The results of this poll were at odds with those of a survey conducted among the wider public by F&C in May, which found that 58% of parents did not want to risk the value of their children's investments going down at all.

Jason Hollands, F&C's head of corporate affairs, pointed out at the time that parents' reluctance to take risk with their children's investments meant they could be missing out on the chance of superior returns. While returns from equities and other risky investments are by no means guaranteed, the respected Barclays Capital Equity Gilt Study 2010 shows that in every 18-year period from 1960-78 to 1991-2009, the real (that is, after inflation) return on shares was positive, with a £100 investment growing to between £125 (1961-79) and £1,072 (1974-1992).

Those who left comments on the Question of the Month tended to take the view that with such a long time horizon, the chances of gain were improved by taking a little more risk; however, one did qualify this by saying "this would not be my answer if the child were an orphan"!

Investing for children is in the spotlight with the reduction in value of Child Trust Fund (CTF) vouchers for children born from 2 August, and the withdrawal of the vouchers from the end of 2010. F&C offers a Children's Investment Plan giving access to the same wide range of investment trusts as its shares CTF, but without the restrictions on contributions and withdrawals. (Be aware that such plans do not enjoy the same tax advantages as a CTF.)

Mike Woodward, head of investment trusts at F&C Investments, said: "It is encouraging to see the respondents to this survey keeping faith with the idea of long-term investing in risk assets.
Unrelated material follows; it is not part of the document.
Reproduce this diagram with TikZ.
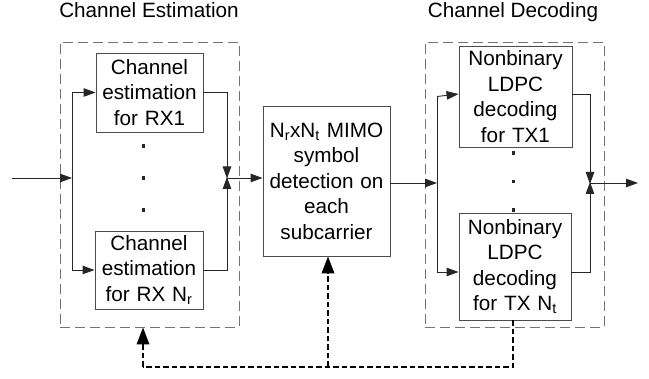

The past decade has been a tough one in the equity markets, but with interest rates at an all-time low and the prospect of inflation picking up, investors are wary of the potential for value destruction in cash.

"Most of all, we hope that the demise of the Child Trust Fund scheme will not dent the future financial prospects of a new generation of children. The research we carried out earlier in the year suggested that parents had saved for their children before the Child Trust Fund arrived, and would continue to do so after it had gone. We look forward to helping parents and grandparents build a nest egg for their loved ones, with or without handouts from the Government."